She lost her husband to suicide in May 2006. She found her way up from the depths of despair in the years since, helping military families cope with devastating grief.
On May 23, 2006, Gallagher and her children had gone to Disneyland, a 30-mile drive from their house at Marine Corps Base Camp Pendleton in Southern California. Gunnery Sgt. James Gallagher, the childhood sweetheart she had married 20 years earlier, had remained home.
But she and her children were puzzled when they returned home and the front door was locked. The Gallagher's 12-year-old daughter, Erin, went around to the garage to get in. She found her father's body, hanging from the rafters.
"She thought he might be kidding, and said 'Daddy, Daddy, that's not funny,' " Mary Gallagher recalled.

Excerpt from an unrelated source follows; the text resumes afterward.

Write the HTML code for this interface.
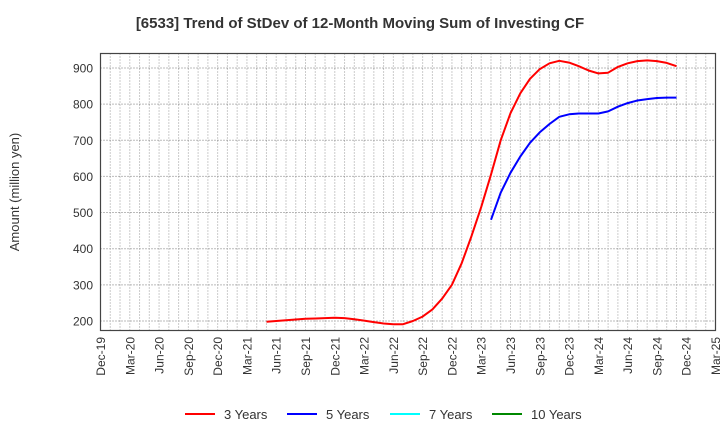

Gallagher said her husband's death swept her and her children into despair. But she credits their decision to serve as volunteer grief counselors for other military families who have faced suicide with allowing her own family to regain its footing. She volunteers with Tragedy Assistance Program for Survivors, an Arlington, Va.-based nonprofit whose grief counselors helped her family endure in the months after her husband's death.
Since then, she has consoled the military families of suicide victims around the country -- including a half dozen on Long Island in the past year.
"I try to let them know they are not alone," said Gallagher.
She said she only realizes now the depth of isolation her husband felt in the months after returning from combat.
Less than two weeks after returning from Iraq, and with little time to decompress from the death of his fellow Marines, he was sent away from home for several months of military training.
Later, when his fellow Marines were preparing for another overseas deployment, Gallagher was told he would remain behind as a family readiness officer. The men he had provided for during dangerous times in Iraq would go on without him.
The change left her husband feeling ripped away from men he felt he could trust with his life, Mary Gallagher said.
"He was devastated," she said. "I knew he was sad. He had sad eyes, and seemed so tired. But did I see the signs of . . . [post-traumatic stress disorder]? Absolutely not. PTSD can be just as silent as it can be loud and obvious.